(09.04.20 21:32)Hachiko schrieb: Hat nichts mit Medizinerzynismus zu tun, aber wenn die nicht emotional distanzierter wären würde das System total zusammenbrechen.
Ihren Zynismus gestehe ich ihnen gerne zu, ich verstehe auch Ärzte, die sich über Katastrophen freuen wie manche Feuerwehrleute über ein Großfeuer, weil sie dann zur Hochform auflaufen und in ihrer Berufsausübung ihren Flow erleben können.
Was ich hingegen meine, ist die Vorliebe für unlustig-langweilige oder uralt-abgestandene Witze.
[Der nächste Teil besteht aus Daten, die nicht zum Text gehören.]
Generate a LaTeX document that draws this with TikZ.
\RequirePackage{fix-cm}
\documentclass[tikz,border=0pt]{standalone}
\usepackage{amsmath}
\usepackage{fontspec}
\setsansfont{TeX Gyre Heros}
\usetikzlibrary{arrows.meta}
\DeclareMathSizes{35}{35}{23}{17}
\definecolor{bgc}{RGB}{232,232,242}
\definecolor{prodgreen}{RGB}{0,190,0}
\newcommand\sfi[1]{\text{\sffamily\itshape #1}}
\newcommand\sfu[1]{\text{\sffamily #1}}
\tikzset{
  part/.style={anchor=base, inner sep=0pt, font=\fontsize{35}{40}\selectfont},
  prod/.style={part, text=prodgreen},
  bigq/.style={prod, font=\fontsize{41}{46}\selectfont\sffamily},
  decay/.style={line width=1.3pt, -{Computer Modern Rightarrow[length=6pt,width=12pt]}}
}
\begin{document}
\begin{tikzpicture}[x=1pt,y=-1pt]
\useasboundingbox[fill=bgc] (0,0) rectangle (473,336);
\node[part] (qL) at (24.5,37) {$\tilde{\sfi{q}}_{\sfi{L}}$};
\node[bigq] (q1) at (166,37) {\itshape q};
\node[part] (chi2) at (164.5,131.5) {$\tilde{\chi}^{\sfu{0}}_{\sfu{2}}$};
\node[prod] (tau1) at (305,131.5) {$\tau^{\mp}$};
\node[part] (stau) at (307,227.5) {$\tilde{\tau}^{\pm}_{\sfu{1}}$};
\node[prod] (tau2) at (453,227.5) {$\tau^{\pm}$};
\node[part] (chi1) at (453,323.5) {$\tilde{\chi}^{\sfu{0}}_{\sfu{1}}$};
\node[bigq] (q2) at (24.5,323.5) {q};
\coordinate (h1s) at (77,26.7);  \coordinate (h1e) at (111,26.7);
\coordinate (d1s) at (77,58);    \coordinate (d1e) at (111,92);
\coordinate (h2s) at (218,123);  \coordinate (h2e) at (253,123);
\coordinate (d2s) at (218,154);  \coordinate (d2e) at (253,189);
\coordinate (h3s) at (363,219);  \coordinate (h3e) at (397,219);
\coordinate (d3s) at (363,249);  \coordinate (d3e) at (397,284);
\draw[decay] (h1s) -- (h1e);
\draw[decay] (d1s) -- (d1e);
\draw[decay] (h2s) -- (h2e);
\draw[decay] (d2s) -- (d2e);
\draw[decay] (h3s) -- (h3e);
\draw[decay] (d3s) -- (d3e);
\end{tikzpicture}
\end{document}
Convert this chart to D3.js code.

Einer der Ärzte, die ich privat, also nicht als Patient, näher kennenlernte, war ein alter Allgemeinarzt mit gutgehender Praxis in Fukushima. Der hat sich Wortspiele ausgedacht wie so ein Manga-Autor, die fand aber niemand anderes als er selber total lustig. Ich habe etliche übernommen zumal sie für mich oft schon verständlich waren, damals habe ich als Anfänger intensiv die Sprache gelernt. Als ich später eloquent genug war, um auch mal eine witzige Bemerkung zu machen, hatte ich damit überhaupt keinen Publikumserfolg. Aber nicht, weil das etwa als unverständlich, gar abscheulich oder so angekommen wäre sondern nur als unlustig. Mein Onkel gehört auch zu diesem Personenkreis und hat mir z.B., das muß so Ende der 1970er gewesen sein, erzählt, daß der supercoole Superdetektiv "Jerry Cotton" auf Deutsch eigentlich "Jeremias Baumwolle" heißen würden. Das ist zwar per se lustig, aber diese Krimiserie gab es damals bereits seit einem Vierteljahrhundert. Als ich vor etlichen Jahren im Krankenhaus mal in Gegenwart von Pflegepersonal ein bißchen über den blöden Humor des abteilungsleitenden Alpha-Arztes lästerte, bekam ich eifrige Zustimmung. Auch der Langfingfang hatte schon anno dunnemals soonen Bart.
OK, meine Stichprobe ist viel zu klein und nicht repräsentativ. Ihre Aussage aber läßt sich zusammenfassen wie folgt:
Im Vergleich verschiedener Berufsgruppen, speziell solcher, die viel reden, ist der Anteil des Humor-zum-Fremdschämen bei Ärzten besonders hoch.